> _Requirements_
Pull out the lines from the line containing "Generate a web" through the line containing "import matplotlib.pyplot as plt", both lines included, and copy them exactly.

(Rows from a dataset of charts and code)
:::::

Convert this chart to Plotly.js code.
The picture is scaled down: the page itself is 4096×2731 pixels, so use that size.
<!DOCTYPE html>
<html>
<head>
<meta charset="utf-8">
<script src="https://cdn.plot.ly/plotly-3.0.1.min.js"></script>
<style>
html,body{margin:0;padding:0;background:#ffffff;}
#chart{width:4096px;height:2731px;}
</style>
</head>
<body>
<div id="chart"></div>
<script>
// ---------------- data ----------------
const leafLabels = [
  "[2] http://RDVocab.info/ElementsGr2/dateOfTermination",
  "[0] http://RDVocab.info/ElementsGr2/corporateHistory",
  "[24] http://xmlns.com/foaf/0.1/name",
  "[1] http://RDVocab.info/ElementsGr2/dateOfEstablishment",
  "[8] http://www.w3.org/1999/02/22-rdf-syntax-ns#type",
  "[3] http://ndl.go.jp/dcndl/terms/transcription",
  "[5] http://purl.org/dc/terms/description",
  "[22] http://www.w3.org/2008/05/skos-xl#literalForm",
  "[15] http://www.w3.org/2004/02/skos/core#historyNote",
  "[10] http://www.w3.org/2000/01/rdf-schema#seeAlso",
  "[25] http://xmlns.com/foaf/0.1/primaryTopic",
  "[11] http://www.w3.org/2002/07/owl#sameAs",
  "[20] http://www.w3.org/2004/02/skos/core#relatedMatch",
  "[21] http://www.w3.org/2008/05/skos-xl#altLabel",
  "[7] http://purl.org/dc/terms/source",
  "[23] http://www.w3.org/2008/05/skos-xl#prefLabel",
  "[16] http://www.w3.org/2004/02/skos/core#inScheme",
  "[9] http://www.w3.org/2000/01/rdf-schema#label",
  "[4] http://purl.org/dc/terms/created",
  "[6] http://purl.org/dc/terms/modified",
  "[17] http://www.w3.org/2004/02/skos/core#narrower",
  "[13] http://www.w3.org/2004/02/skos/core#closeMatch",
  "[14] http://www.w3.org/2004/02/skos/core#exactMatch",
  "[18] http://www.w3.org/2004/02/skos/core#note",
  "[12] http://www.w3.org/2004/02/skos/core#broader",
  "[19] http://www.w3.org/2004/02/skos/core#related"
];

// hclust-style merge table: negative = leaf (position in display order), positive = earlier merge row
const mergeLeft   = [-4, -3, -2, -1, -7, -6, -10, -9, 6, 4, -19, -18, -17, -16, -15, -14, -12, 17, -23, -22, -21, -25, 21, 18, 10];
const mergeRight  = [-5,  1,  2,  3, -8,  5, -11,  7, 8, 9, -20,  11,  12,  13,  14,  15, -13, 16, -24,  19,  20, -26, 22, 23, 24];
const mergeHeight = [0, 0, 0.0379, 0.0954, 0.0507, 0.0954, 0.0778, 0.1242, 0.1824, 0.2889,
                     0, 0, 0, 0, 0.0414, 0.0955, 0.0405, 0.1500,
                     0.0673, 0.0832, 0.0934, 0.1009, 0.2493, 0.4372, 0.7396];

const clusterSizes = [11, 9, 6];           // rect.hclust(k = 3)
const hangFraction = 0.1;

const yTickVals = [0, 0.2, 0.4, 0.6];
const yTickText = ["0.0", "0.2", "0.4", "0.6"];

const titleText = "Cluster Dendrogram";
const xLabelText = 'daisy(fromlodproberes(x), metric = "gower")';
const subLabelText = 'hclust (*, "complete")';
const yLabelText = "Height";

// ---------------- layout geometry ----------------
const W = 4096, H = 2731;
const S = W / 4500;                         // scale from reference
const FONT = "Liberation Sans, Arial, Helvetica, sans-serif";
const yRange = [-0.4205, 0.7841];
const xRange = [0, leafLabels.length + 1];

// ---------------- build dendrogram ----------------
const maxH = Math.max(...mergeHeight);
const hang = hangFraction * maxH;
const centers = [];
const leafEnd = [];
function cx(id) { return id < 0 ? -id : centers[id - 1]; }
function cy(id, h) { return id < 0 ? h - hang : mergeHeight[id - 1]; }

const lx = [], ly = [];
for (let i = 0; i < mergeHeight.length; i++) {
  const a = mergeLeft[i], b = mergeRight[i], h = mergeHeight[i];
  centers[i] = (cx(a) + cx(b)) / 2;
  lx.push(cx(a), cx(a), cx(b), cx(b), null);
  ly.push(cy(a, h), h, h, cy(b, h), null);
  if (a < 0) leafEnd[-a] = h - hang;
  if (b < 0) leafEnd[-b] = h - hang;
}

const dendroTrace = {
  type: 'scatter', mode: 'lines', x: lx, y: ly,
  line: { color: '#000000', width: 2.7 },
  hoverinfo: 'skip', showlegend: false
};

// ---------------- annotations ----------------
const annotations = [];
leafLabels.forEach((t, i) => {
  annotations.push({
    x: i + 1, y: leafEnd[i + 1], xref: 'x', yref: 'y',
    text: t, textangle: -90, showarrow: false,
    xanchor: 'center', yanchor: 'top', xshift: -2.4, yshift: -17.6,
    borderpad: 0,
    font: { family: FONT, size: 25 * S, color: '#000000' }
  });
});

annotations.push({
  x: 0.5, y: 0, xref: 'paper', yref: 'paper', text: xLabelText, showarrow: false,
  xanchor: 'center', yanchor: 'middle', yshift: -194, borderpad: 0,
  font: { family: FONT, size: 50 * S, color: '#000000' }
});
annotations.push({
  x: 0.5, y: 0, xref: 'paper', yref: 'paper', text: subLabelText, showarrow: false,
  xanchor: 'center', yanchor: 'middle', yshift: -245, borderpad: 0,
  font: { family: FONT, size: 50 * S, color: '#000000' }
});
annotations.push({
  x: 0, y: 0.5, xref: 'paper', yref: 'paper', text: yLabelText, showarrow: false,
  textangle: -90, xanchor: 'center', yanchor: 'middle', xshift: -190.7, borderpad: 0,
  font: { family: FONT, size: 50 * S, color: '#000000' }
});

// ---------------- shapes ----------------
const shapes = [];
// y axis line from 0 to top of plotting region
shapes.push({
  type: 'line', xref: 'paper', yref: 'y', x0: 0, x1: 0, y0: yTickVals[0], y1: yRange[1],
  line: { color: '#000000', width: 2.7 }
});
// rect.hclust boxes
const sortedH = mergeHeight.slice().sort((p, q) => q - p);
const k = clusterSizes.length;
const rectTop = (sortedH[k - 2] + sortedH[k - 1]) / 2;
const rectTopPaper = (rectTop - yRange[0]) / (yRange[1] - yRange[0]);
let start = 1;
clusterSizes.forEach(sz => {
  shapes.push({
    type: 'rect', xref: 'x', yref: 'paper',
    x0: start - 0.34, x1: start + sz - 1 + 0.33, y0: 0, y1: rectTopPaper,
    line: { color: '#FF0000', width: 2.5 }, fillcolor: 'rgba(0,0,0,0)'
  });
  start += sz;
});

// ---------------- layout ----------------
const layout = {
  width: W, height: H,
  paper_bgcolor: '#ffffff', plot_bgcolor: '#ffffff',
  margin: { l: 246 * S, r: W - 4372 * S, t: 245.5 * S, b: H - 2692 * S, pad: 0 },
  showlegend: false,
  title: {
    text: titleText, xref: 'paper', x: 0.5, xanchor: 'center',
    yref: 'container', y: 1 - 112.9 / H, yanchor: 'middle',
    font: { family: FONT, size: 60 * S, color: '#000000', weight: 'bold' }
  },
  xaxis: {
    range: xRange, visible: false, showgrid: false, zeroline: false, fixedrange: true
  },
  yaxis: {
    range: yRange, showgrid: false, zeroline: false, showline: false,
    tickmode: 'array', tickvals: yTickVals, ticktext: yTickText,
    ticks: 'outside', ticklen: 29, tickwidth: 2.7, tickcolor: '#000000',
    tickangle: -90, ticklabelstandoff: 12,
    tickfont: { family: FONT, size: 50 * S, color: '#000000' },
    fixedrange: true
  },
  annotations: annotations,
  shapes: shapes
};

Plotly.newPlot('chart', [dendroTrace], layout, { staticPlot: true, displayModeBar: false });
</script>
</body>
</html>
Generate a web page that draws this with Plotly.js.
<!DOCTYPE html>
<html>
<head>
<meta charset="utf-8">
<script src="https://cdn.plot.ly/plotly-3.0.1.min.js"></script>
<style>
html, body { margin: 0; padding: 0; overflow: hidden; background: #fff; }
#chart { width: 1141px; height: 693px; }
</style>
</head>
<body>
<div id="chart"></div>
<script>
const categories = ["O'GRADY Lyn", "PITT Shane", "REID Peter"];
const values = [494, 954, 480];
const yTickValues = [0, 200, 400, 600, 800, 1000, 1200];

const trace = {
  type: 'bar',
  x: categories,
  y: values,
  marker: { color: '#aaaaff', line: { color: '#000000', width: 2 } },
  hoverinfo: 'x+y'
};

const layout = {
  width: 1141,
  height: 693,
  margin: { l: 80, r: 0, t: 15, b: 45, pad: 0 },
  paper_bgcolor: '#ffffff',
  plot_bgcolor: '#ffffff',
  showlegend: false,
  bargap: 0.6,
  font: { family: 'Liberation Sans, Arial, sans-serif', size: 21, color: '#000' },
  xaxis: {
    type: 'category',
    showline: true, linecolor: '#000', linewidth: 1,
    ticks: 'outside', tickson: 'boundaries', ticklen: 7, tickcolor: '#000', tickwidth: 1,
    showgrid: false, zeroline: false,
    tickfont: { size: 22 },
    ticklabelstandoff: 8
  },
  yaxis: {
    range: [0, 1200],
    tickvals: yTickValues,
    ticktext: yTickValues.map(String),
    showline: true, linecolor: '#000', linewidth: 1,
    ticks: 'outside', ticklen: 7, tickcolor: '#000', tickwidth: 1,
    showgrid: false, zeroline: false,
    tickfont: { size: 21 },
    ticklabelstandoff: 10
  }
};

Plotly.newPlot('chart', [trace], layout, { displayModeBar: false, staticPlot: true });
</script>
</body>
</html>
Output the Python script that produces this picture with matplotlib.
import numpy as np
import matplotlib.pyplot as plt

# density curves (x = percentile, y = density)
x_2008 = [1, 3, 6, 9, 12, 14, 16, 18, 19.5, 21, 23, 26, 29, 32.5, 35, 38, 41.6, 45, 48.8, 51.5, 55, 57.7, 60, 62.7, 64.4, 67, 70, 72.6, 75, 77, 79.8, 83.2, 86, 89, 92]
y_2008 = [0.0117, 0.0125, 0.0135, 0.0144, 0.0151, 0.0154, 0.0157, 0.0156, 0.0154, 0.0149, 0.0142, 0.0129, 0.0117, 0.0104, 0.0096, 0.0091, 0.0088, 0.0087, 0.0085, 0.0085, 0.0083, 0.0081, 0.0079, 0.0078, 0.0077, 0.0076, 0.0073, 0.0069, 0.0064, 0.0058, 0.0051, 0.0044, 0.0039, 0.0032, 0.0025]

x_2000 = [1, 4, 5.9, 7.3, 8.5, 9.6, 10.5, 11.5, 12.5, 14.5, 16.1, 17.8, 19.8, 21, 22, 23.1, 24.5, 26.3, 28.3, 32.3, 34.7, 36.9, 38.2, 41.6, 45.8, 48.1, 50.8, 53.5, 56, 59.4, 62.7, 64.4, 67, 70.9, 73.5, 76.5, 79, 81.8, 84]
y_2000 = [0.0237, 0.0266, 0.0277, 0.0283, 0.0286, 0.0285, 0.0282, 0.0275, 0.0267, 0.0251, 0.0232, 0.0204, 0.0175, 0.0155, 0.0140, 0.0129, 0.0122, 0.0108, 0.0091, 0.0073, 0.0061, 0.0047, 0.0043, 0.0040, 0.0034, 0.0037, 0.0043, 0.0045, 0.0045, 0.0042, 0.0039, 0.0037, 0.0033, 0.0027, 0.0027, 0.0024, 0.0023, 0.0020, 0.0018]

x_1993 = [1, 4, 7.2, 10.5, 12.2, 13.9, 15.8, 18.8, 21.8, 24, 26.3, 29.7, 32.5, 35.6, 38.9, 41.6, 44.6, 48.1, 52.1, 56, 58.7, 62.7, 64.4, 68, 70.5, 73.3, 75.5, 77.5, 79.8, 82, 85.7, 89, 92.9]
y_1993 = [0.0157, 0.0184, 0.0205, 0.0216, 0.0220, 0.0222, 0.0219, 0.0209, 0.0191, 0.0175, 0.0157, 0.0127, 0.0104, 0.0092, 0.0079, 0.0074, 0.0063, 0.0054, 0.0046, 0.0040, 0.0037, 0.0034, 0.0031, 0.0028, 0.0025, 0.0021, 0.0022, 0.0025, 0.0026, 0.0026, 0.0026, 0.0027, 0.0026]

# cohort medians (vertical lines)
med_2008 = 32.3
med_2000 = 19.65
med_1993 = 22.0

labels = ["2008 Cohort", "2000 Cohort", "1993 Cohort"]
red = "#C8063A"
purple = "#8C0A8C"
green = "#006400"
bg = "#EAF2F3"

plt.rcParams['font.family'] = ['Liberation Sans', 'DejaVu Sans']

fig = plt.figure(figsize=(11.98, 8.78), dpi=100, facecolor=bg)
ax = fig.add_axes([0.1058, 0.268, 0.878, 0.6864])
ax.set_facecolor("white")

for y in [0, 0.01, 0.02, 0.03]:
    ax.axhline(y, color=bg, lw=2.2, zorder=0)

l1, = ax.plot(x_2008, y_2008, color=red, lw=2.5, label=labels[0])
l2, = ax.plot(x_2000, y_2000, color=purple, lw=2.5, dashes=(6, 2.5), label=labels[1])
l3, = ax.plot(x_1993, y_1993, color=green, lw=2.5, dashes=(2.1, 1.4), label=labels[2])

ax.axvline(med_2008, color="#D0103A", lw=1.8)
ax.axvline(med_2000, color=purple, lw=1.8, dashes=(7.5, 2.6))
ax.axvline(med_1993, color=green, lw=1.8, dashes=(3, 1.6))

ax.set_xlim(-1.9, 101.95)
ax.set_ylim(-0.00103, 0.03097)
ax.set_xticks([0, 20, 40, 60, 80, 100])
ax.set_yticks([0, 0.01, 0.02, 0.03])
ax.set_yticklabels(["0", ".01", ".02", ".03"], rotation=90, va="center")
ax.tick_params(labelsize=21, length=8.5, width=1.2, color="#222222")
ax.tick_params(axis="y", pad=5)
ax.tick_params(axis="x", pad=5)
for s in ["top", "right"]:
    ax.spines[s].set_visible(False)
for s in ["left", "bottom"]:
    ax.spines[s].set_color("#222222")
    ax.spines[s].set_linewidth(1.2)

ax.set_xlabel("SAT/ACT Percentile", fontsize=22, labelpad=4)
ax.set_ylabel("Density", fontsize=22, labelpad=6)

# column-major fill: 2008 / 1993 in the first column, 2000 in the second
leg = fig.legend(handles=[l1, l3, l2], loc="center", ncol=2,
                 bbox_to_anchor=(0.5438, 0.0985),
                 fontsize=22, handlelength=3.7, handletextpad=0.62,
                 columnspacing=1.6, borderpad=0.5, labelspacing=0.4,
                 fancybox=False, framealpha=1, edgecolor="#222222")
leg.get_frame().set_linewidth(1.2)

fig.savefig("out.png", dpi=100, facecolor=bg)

:::::

> _Result of this task_
Generate a web page that draws this with Plotly.js.
<!DOCTYPE html>
<html>
<head>
<meta charset="utf-8">
<script src="https://cdn.plot.ly/plotly-3.0.1.min.js"></script>
<style>
html, body { margin: 0; padding: 0; overflow: hidden; background: #fff; }
#chart { width: 1141px; height: 693px; }
</style>
</head>
<body>
<div id="chart"></div>
<script>
const categories = ["O'GRADY Lyn", "PITT Shane", "REID Peter"];
const values = [494, 954, 480];
const yTickValues = [0, 200, 400, 600, 800, 1000, 1200];

const trace = {
  type: 'bar',
  x: categories,
  y: values,
  marker: { color: '#aaaaff', line: { color: '#000000', width: 2 } },
  hoverinfo: 'x+y'
};

const layout = {
  width: 1141,
  height: 693,
  margin: { l: 80, r: 0, t: 15, b: 45, pad: 0 },
  paper_bgcolor: '#ffffff',
  plot_bgcolor: '#ffffff',
  showlegend: false,
  bargap: 0.6,
  font: { family: 'Liberation Sans, Arial, sans-serif', size: 21, color: '#000' },
  xaxis: {
    type: 'category',
    showline: true, linecolor: '#000', linewidth: 1,
    ticks: 'outside', tickson: 'boundaries', ticklen: 7, tickcolor: '#000', tickwidth: 1,
    showgrid: false, zeroline: false,
    tickfont: { size: 22 },
    ticklabelstandoff: 8
  },
  yaxis: {
    range: [0, 1200],
    tickvals: yTickValues,
    ticktext: yTickValues.map(String),
    showline: true, linecolor: '#000', linewidth: 1,
    ticks: 'outside', ticklen: 7, tickcolor: '#000', tickwidth: 1,
    showgrid: false, zeroline: false,
    tickfont: { size: 21 },
    ticklabelstandoff: 10
  }
};

Plotly.newPlot('chart', [trace], layout, { displayModeBar: false, staticPlot: true });
</script>
</body>
</html>
Output the Python script that produces this picture with matplotlib.
import numpy as np
import matplotlib.pyplot as plt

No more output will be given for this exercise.